**** STORED ROWS
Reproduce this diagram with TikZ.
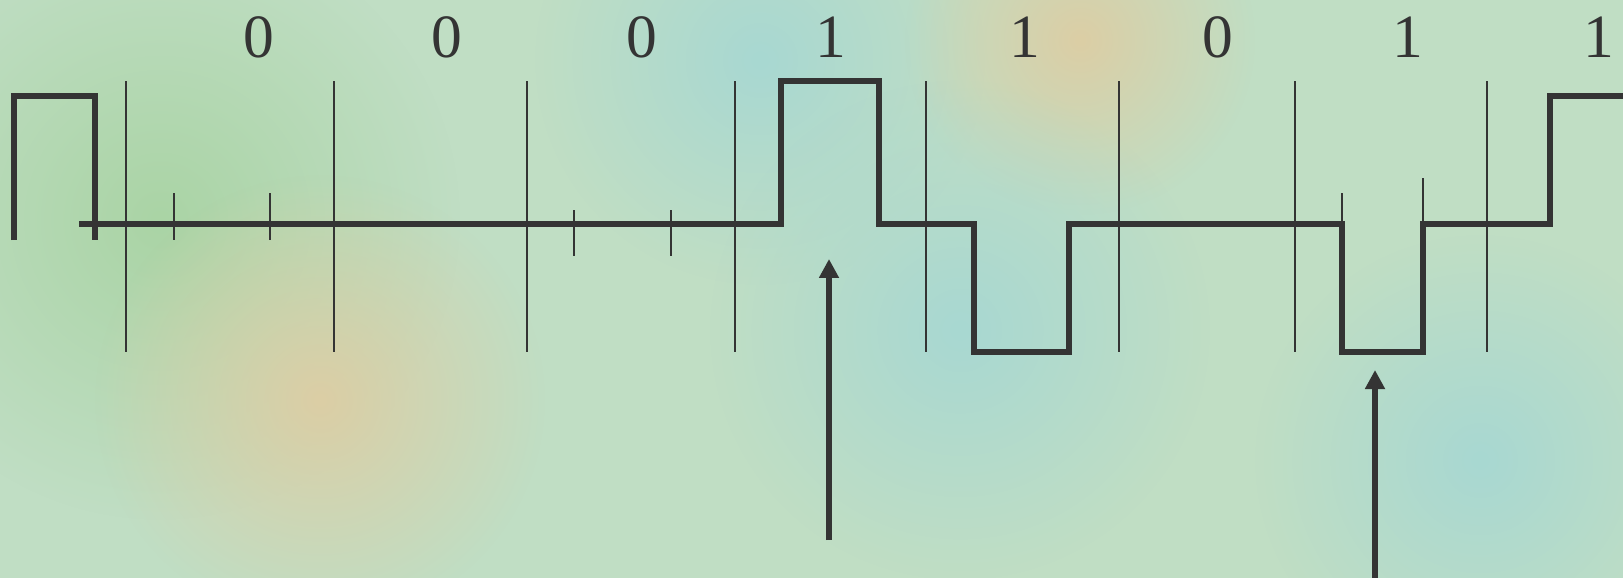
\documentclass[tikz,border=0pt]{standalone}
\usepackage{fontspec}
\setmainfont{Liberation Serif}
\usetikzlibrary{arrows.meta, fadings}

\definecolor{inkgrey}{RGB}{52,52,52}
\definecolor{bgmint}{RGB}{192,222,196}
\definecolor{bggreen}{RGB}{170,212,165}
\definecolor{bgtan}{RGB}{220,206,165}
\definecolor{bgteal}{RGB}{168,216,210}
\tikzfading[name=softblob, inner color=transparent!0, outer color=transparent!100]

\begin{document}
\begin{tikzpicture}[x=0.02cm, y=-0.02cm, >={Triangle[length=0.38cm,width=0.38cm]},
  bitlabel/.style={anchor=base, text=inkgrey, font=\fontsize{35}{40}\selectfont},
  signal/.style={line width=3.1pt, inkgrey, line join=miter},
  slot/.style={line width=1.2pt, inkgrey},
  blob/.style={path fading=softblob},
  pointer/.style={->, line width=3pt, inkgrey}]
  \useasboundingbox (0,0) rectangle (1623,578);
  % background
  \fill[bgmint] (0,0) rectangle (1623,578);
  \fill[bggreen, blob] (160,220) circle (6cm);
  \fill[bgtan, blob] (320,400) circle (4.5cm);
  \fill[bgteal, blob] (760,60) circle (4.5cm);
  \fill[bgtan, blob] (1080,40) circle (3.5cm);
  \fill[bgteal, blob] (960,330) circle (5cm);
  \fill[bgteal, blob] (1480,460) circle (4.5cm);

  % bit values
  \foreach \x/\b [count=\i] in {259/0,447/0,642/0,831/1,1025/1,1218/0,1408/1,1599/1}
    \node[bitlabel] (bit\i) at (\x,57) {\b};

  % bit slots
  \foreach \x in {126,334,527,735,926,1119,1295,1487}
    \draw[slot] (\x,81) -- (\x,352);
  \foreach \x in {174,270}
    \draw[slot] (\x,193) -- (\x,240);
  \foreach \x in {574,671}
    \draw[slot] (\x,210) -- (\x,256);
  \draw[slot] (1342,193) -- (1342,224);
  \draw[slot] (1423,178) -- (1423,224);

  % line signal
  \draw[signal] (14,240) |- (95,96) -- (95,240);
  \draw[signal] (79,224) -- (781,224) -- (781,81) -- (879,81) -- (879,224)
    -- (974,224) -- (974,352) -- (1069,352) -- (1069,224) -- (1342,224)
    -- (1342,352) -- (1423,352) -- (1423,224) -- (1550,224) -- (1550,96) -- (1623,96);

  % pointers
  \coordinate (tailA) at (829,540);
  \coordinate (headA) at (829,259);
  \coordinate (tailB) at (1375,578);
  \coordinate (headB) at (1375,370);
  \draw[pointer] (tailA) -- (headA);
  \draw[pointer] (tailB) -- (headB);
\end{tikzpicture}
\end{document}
********
**** STORED ROWS
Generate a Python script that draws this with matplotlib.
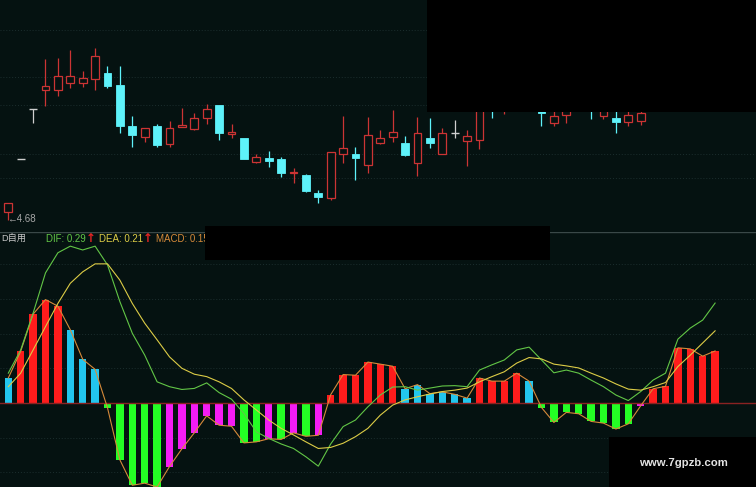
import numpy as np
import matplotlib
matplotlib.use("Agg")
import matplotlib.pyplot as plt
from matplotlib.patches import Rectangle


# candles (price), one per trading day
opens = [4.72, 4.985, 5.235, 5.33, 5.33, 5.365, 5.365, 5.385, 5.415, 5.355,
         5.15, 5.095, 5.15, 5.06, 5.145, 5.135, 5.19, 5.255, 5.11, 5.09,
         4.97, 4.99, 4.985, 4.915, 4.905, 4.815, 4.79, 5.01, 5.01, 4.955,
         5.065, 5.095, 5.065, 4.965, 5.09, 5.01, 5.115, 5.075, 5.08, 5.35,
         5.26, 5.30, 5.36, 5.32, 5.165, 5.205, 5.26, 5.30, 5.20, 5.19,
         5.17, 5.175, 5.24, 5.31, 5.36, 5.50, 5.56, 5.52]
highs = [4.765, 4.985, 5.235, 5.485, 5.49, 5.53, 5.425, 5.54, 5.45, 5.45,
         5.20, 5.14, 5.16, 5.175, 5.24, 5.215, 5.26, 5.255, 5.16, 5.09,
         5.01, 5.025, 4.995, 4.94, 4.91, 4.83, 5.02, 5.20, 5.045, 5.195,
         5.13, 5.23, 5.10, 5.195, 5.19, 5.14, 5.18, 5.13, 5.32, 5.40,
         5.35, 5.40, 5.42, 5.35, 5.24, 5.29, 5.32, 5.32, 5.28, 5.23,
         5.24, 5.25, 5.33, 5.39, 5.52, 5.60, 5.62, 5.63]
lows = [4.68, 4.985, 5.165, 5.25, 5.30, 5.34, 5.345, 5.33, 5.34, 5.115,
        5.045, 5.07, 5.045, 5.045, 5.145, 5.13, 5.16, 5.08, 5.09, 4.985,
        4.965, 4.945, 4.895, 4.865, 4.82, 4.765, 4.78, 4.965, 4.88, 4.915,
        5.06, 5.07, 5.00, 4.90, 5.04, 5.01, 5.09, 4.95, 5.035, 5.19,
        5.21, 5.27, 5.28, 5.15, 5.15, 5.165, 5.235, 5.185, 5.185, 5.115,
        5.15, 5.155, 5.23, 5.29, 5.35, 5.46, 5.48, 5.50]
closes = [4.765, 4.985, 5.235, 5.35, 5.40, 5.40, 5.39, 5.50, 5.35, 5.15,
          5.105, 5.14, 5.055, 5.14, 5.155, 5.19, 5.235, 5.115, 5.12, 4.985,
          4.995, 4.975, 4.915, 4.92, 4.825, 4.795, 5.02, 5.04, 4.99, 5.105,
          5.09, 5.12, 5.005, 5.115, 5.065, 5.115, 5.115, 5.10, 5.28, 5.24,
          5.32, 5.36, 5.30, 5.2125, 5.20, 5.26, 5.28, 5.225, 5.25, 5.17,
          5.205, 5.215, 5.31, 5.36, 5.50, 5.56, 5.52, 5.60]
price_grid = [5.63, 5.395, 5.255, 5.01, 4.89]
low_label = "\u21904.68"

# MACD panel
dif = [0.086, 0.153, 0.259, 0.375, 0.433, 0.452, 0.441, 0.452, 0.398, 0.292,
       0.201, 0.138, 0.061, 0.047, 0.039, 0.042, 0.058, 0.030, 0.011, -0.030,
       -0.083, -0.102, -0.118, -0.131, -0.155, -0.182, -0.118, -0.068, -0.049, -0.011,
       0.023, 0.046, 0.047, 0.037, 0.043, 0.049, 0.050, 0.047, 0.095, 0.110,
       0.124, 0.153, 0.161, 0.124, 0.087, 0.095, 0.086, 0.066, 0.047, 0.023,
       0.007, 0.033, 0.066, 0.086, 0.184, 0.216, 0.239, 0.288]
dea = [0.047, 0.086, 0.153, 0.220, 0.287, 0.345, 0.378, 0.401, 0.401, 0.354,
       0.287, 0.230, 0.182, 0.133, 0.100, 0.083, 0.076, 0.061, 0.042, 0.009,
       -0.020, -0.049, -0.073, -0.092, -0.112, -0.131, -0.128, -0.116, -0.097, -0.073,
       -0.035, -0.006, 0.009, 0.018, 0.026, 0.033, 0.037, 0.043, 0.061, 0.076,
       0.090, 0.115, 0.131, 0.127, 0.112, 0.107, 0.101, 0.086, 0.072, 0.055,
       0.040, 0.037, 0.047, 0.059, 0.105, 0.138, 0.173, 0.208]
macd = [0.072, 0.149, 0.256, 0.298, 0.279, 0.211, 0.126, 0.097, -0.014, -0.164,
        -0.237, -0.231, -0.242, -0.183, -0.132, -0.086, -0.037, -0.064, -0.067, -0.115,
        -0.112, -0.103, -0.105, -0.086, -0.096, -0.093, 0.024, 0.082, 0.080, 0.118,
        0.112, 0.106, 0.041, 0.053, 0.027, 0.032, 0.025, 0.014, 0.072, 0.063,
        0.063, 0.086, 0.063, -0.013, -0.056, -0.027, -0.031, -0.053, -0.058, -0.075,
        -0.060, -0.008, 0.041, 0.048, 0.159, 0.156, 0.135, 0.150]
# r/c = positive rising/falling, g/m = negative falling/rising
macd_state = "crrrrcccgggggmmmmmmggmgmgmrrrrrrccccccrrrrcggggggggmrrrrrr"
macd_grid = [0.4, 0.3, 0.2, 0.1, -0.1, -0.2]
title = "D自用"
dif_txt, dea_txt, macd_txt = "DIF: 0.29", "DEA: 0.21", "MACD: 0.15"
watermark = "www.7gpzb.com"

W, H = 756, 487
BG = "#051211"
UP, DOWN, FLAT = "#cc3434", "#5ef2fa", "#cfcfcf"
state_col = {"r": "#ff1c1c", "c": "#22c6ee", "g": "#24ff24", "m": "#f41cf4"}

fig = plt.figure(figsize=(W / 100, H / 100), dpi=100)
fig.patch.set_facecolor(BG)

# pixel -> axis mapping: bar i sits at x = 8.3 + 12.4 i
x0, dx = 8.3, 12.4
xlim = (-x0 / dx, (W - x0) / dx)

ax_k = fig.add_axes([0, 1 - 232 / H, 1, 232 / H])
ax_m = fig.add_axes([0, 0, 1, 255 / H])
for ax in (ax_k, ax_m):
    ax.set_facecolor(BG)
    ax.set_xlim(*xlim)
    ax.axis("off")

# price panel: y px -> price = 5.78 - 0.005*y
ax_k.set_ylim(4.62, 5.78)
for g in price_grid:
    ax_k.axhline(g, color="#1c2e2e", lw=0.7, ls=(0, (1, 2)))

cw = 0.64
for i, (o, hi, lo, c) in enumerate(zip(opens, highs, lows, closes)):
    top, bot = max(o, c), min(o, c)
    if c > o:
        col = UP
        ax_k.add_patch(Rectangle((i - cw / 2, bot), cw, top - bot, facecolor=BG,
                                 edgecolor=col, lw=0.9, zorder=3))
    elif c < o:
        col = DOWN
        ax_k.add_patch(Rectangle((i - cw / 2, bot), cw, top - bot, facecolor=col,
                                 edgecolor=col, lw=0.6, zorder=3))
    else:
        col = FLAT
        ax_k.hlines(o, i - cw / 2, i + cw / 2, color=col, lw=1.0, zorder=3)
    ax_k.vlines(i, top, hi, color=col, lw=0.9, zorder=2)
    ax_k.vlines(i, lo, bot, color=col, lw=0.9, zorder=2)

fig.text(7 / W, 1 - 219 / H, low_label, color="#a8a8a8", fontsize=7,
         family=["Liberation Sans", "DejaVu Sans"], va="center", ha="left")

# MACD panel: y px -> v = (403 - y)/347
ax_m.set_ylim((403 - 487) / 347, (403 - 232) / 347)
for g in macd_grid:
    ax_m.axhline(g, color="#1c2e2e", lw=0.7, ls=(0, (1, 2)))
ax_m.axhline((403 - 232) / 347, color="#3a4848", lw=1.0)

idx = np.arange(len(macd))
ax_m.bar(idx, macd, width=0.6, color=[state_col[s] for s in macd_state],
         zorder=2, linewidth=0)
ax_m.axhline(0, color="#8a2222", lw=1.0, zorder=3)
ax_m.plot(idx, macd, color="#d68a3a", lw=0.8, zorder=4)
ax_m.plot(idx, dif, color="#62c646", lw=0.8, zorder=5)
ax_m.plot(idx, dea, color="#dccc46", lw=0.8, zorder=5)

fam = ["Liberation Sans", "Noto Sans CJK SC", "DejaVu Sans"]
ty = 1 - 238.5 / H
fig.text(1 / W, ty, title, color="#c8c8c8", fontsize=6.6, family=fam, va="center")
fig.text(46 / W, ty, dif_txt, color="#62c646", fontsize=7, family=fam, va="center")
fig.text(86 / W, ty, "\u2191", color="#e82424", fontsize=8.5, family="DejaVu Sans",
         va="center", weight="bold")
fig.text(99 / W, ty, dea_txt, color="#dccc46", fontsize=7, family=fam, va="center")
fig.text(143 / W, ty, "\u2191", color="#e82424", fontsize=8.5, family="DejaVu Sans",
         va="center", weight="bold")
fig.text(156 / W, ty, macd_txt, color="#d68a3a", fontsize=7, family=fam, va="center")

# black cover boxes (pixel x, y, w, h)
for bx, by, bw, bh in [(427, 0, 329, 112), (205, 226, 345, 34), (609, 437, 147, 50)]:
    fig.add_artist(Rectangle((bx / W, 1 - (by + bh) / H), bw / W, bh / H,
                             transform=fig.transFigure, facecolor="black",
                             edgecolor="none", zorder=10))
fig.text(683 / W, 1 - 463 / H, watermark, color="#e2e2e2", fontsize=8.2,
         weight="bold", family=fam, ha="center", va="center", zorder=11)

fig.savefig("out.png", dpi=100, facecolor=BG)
********
* YOUR INSTRUCTIONS: Your copy should hold only the lines from the one containing "Reproduce this diagram with TikZ." through the one containing "color=transparent!0, outer color=transparent!100]", word for word, with no pictures.

* THE OUTPUT:
Reproduce this diagram with TikZ.
\documentclass[tikz,border=0pt]{standalone}
\usepackage{fontspec}
\setmainfont{Liberation Serif}
\usetikzlibrary{arrows.meta, fadings}

\definecolor{inkgrey}{RGB}{52,52,52}
\definecolor{bgmint}{RGB}{192,222,196}
\definecolor{bggreen}{RGB}{170,212,165}
\definecolor{bgtan}{RGB}{220,206,165}
\definecolor{bgteal}{RGB}{168,216,210}
\tikzfading[name=softblob, inner color=transparent!0, outer color=transparent!100]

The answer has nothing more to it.